Les élections législatives sont terminées. Il ne m’appartient pas de commenter les choix que la commission électorale interne et la haute direction du parti ont eu à faire dans telle ou telle circonscription surtout sur la place publique ! Nous n’en sommes plus là. D’ailleurs, vous, en tant que journaliste, m’avez l’air bien renseigné sur les différents propos tenus lors de mes meetings de campagne et je vous en félicite, c’est bien la preuve que vous avez mené des recherches afin de préparer cette interview. Je vous invite donc à vous informer également de mes propos durant la précampagne surtout lors de la conférence de presse au cours de laquelle mon colistier et moi avons apporté, preuve à l’appui, des éclaircissements aux Ivoiriens sur ce point. Et de plus, le PDCI, en choisissant une jeune femme pour le représenter dans une circonscription d’envergure, a peut-être fait un choix déstabilisant quelques-uns, mais l’important n’est-il pas que les électeurs de Cocody l’aient validé ?

Comment voyez-vous la réconciliation entre les Ivoiriens avec l’intrusion de la justice internationale dans le dossier ivoirien ?

Il y en a encore qui ruminent vengeance, la sécurité est menacée à certains endroits du pays, des avoirs sont gelés, rien ne pointe encore à l’horizon pour consoler les victimes de tous bords…

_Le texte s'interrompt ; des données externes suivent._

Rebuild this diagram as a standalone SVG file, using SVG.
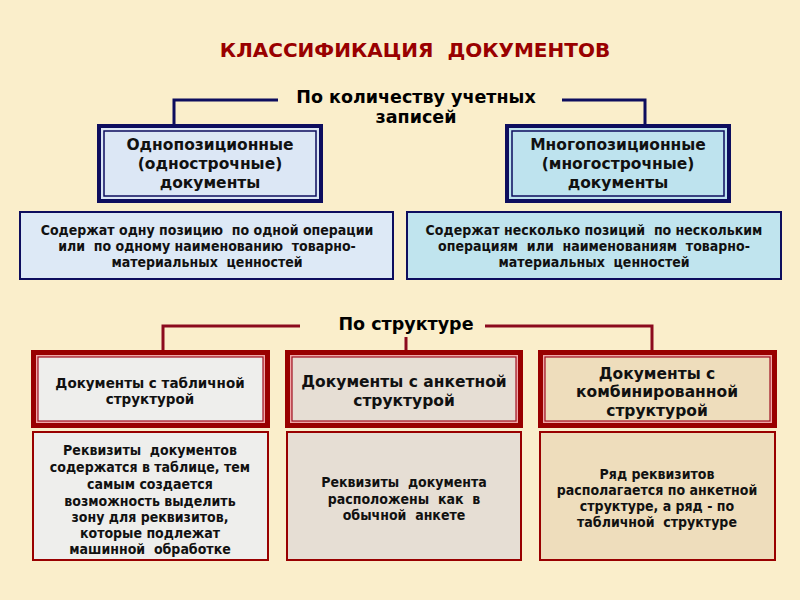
<svg xmlns="http://www.w3.org/2000/svg" width="800" height="600" viewBox="0 0 800 600">
<defs>
<style>
text{white-space:pre}
.title{font-family:"DejaVu Sans",Verdana,sans-serif;font-weight:bold;font-size:20px;fill:#990000;text-anchor:middle}
.hdr{font-family:"DejaVu Sans",Verdana,sans-serif;font-weight:bold;font-size:17.5px;fill:#000;text-anchor:middle}
.tb{font-family:"DejaVu Sans",Verdana,sans-serif;font-weight:bold;font-size:15.5px;fill:#111;text-anchor:middle}
.cd{font-family:"DejaVu Sans Condensed","DejaVu Sans",sans-serif;font-stretch:condensed;font-weight:bold;font-size:14px;fill:#111;text-anchor:middle}
.navy{stroke:#0D0D5E;stroke-width:3;fill:none}
.red{stroke:#8B0A1E;stroke-width:3;fill:none}
</style>
</defs>
<rect width="800" height="600" fill="#FAEECB"/>

<text class="title" x="415" y="57">КЛАССИФИКАЦИЯ  ДОКУМЕНТОВ</text>

<g id="connectors">
<polyline class="navy" points="174,124 174,100 278,100"/>
<polyline class="navy" points="562,100 645,100 645,124"/>
<polyline class="red" points="163,350 163,326 300,326"/>
<polyline class="red" points="485,326 652,326 652,350"/>
<line class="red" x1="406" y1="337" x2="406" y2="350"/>
</g>

<g id="label-count">
<text class="hdr" x="416" y="103">По количеству учетных</text>
<text class="hdr" x="416" y="123">записей</text>
</g>
<g id="label-struct">
<text class="hdr" x="406" y="330">По структуре</text>
</g>

<g id="single">
<rect x="97" y="124" width="226" height="79" fill="#0D0D5E"/>
<rect x="101" y="128" width="218" height="71" fill="#DCE7F5"/>
<rect x="104" y="131" width="212" height="65" fill="none" stroke="#0D0D5E" stroke-width="1.5"/>
<text class="tb" x="210" y="150">Однопозиционные</text>
<text class="tb" x="210" y="169">(однострочные)</text>
<text class="tb" x="210" y="188">документы</text>
</g>
<g id="multi">
<rect x="505" y="124" width="226" height="79" fill="#0D0D5E"/>
<rect x="509" y="128" width="218" height="71" fill="#BEE3EE"/>
<rect x="512" y="131" width="212" height="65" fill="none" stroke="#0D0D5E" stroke-width="1.5"/>
<text class="tb" x="618" y="150">Многопозиционные</text>
<text class="tb" x="618" y="169">(многострочные)</text>
<text class="tb" x="618" y="188">документы</text>
</g>

<g id="single-desc">
<rect x="20" y="212" width="373" height="67" fill="#DDE9F6" stroke="#0D0D5E" stroke-width="2"/>
<text class="cd" x="207" y="235">Содержат одну позицию  по одной операции</text>
<text class="cd" x="207" y="251">или  по одному наименованию  товарно-</text>
<text class="cd" x="207" y="267">материальных  ценностей</text>
</g>
<g id="multi-desc">
<rect x="407" y="212" width="374" height="67" fill="#C0E4EE" stroke="#0D0D5E" stroke-width="2"/>
<text class="cd" x="594" y="235">Содержат несколько позиций  по нескольким</text>
<text class="cd" x="594" y="251">операциям  или  наименованиям  товарно-</text>
<text class="cd" x="594" y="267">материальных  ценностей</text>
</g>

<g id="table">
<rect x="31" y="350" width="239" height="78" fill="#990000"/>
<rect x="36" y="355" width="229" height="68" fill="#F0A8A8"/>
<rect x="38" y="357" width="225" height="64" fill="#EEEEEC" stroke="#A01020" stroke-width="1.2"/>
<text class="tb" x="150" y="388" style="font-size:13.5px">Документы с табличной</text>
<text class="tb" x="150" y="404" style="font-size:13.5px">структурой</text>
</g>
<g id="anketa">
<rect x="285" y="350" width="238" height="78" fill="#990000"/>
<rect x="290" y="355" width="228" height="68" fill="#F0A8A8"/>
<rect x="292" y="357" width="224" height="64" fill="#E6DED4" stroke="#A01020" stroke-width="1.2"/>
<text class="tb" x="404" y="387">Документы с анкетной</text>
<text class="tb" x="404" y="406">структурой</text>
</g>
<g id="combined">
<rect x="538" y="350" width="239" height="78" fill="#990000"/>
<rect x="543" y="355" width="229" height="68" fill="#F0A8A8"/>
<rect x="545" y="357" width="225" height="64" fill="#EEDDBC" stroke="#A01020" stroke-width="1.2"/>
<text class="tb" x="657" y="379">Документы с</text>
<text class="tb" x="657" y="397">комбинированной</text>
<text class="tb" x="657" y="416">структурой</text>
</g>

<g id="table-desc">
<rect x="33" y="432" width="235" height="128" fill="#EEEEEC" stroke="#990000" stroke-width="2"/>
<text class="cd" x="150" y="455">Реквизиты  документов</text>
<text class="cd" x="150" y="472">содержатся в таблице, тем</text>
<text class="cd" x="150" y="489">самым создается</text>
<text class="cd" x="150" y="506">возможность выделить</text>
<text class="cd" x="150" y="522">зону для реквизитов,</text>
<text class="cd" x="150" y="538">которые подлежат</text>
<text class="cd" x="150" y="554">машинной  обработке</text>
</g>
<g id="anketa-desc">
<rect x="287" y="432" width="234" height="128" fill="#E6DED4" stroke="#990000" stroke-width="2"/>
<text class="cd" x="404" y="487">Реквизиты  документа</text>
<text class="cd" x="404" y="504">расположены  как  в</text>
<text class="cd" x="404" y="520">обычной  анкете</text>
</g>
<g id="combined-desc">
<rect x="540" y="432" width="235" height="128" fill="#EEDDBC" stroke="#990000" stroke-width="2"/>
<text class="cd" x="657" y="479">Ряд реквизитов</text>
<text class="cd" x="657" y="495">располагается по анкетной</text>
<text class="cd" x="657" y="511">структуре, а ряд - по</text>
<text class="cd" x="657" y="527">табличной  структуре</text>
</g>
</svg>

Je suis persuadée que le souvenir des douloureux événements postélectoraux et le nombre de morts enregistré a conduit chacun d’entre nous à plus d’humilité et au devoir de ‘’plus jamais la guerre en Côte d’Ivoire’’. Nous devons tous nous tourner vers l’avenir et donc vers la réconciliation. Il faut réellement que l’opinion nationale se concentre aujourd’hui sur la réconciliation en identifiant les mesures à mettre en place pour que dorénavant nos institutions ne soient plus un terrain de jeu pour les influents de quelque bord politique que ce soit. Maintenant, il ne faut pas se leurrer, cela ne peut se faire du jour au lendemain. La réconciliation véritable demande beaucoup de patience et le don de soi car c’est un processus qui ne peut se réaliser correctement de manière expéditive.